I obviously enjoy reading, listening to, and of course blogging about poetry and poets. Still, or, rather, because of my experiences, I've come to consider some of the things that we don't talk about when we talk about poetry. We're regularly silent about the increasing class divides and barriers concerning black poetry--the way gaining sustained professional success in the field depends on considerable middle and upper middle class backing, and how the price of earning an MFA means substantial debt for large numbers of poets.
Perhaps those issues are extra-literary though, and don't explain the distance between working-class black students and (middle-class?) contemporary African American poetry.What if the dynamic black women orators, skilled performers, everyday speakers, and spoken word artists that the students encounter outside of and prior to formal classrooms shape and elevate their expectations of what extraordinary uses of language look and sound like?
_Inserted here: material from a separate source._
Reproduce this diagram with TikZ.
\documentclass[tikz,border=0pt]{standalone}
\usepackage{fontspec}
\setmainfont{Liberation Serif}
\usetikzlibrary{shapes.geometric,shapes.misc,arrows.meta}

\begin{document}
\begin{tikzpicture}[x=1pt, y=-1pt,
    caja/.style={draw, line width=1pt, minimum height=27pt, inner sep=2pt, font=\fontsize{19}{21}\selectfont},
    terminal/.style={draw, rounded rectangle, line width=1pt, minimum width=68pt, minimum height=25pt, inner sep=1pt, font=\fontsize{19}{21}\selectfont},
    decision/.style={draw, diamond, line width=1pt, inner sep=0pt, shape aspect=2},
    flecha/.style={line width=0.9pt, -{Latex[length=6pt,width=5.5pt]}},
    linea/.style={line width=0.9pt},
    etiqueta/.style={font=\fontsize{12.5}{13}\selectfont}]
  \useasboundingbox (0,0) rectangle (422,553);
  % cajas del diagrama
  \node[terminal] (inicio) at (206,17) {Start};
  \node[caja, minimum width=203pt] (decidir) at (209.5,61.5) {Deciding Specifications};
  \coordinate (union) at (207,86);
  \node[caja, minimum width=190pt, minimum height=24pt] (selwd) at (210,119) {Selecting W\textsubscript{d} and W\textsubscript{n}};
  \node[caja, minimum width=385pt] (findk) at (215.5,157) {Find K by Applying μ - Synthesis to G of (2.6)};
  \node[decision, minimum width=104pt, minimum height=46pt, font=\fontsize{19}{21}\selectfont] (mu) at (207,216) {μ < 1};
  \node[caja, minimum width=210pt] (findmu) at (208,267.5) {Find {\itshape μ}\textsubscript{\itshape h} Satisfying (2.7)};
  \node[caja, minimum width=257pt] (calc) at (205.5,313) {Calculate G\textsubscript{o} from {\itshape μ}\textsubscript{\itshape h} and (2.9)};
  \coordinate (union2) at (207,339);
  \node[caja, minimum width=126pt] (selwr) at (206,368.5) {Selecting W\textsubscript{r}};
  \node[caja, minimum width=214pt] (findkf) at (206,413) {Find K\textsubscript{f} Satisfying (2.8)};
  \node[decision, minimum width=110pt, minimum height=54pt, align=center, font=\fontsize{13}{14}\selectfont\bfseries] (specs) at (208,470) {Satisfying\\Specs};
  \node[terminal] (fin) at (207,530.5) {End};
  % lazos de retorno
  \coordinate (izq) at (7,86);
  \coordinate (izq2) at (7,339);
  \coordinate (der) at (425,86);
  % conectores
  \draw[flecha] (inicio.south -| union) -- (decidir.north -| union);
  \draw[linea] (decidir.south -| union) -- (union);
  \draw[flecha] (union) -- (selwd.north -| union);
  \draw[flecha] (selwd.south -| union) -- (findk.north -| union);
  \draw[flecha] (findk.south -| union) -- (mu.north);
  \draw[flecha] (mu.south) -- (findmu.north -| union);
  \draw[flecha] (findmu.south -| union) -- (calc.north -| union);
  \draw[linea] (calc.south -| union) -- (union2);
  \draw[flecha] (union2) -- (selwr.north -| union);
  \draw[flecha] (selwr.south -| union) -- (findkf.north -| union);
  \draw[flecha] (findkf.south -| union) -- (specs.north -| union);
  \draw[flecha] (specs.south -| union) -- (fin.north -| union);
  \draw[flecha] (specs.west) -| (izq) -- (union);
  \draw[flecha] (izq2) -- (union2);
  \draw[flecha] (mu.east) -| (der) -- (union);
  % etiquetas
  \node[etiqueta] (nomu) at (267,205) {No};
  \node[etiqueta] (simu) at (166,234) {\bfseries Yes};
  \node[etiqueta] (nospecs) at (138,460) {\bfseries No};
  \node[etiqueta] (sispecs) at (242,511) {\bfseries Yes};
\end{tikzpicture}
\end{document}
What if the language and concerns of formal poetry, even when presented by award-winning African American poets, are too sanitized and polite for some?
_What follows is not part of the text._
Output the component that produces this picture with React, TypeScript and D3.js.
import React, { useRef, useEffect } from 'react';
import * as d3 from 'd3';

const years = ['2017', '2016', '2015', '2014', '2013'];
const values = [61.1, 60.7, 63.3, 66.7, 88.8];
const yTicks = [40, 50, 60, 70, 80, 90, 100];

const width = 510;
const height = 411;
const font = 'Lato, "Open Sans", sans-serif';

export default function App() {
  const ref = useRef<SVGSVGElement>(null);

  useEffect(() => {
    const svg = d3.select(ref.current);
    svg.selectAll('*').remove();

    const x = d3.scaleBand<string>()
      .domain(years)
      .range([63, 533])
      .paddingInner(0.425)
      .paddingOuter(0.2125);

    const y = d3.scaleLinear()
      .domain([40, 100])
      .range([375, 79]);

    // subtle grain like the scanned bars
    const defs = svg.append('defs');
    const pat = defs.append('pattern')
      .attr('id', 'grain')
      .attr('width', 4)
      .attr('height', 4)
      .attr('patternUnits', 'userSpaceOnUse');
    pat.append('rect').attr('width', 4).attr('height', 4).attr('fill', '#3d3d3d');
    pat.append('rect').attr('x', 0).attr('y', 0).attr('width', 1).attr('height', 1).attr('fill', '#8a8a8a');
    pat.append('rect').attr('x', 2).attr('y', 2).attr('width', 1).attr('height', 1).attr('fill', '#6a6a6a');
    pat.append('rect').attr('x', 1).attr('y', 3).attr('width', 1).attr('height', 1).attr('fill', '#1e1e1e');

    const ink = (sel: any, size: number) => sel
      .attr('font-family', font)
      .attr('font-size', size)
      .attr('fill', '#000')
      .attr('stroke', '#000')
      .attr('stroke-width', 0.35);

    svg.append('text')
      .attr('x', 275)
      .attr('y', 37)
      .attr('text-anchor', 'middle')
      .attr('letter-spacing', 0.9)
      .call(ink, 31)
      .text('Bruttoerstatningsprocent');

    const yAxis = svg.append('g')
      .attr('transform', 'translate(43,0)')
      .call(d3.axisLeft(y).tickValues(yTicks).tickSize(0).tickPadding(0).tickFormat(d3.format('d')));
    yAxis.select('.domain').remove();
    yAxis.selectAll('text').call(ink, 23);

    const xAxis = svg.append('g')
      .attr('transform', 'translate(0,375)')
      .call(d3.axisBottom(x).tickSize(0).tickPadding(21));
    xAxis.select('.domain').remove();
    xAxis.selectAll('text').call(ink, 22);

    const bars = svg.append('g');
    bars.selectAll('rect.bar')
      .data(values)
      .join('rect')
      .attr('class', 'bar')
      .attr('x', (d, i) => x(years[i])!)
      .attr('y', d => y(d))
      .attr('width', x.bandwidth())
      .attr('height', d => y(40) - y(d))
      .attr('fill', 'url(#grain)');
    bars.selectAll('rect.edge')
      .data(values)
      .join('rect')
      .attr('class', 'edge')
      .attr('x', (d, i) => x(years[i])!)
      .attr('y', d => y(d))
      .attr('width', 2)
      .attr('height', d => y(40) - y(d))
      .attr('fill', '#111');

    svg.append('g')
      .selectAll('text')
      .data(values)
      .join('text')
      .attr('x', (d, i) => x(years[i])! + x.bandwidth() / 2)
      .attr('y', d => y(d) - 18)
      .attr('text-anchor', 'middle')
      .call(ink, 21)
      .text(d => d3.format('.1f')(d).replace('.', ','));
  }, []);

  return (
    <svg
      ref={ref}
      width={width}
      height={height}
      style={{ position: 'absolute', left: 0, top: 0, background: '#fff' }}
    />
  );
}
So much of contemporary American poetry, it's worth keeping in mind, has moved through and ultimately been shaped by "mainly white reading rooms," to invoke phrasing by Juliana Spahr and Stephanie Young. That is to say, the MFA programs, magazines, publishers, award and fellowship granting agencies, and reading series that sustain poetry production are primarily led by and comprised of white people. Thankfully, several of those institutions "support diversity" and have made substantial progress over the last 15 years in particular with respect to expanding inclusiveness.
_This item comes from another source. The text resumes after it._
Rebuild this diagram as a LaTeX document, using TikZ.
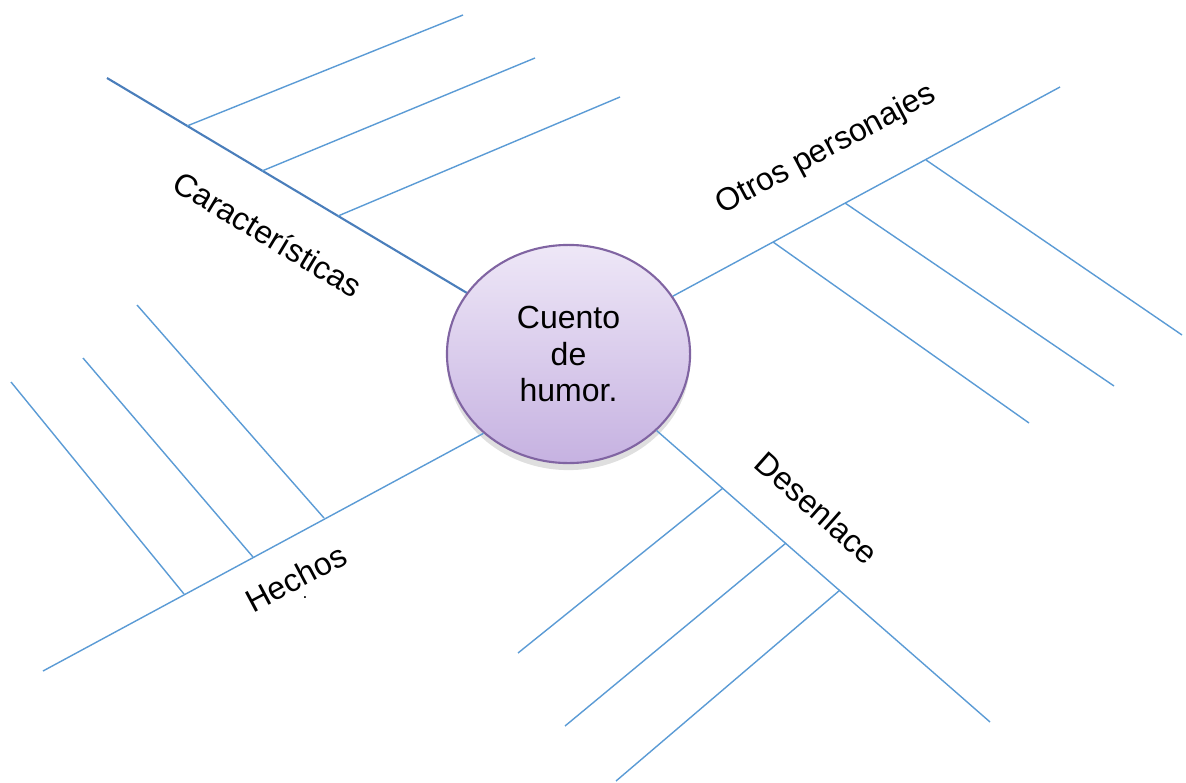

Support for African American poetry and poets in mainly white, middle-class reading rooms, however, at times looks different than support in mainly black, working-class spaces. I'm not naive about the many reasons why the young sisters in my course must acquaint themselves with the values and interests of mainly white rooms. Despite their self-professed boredom at times, black students here have learned and displayed knowledge about a diverse range of poets.
I can't, with as much confidence, say the exchange is reciprocal. I simply don't encounter enough people and writings that display considerable curiosity and knowledge about the complexity of, say, these working-class black women students. I suppose many of the people who have regular access to publishing institutions have relatively little contact with large numbers of black men and women college students, and those who have regular contact with the students have limited access to publishing institutions.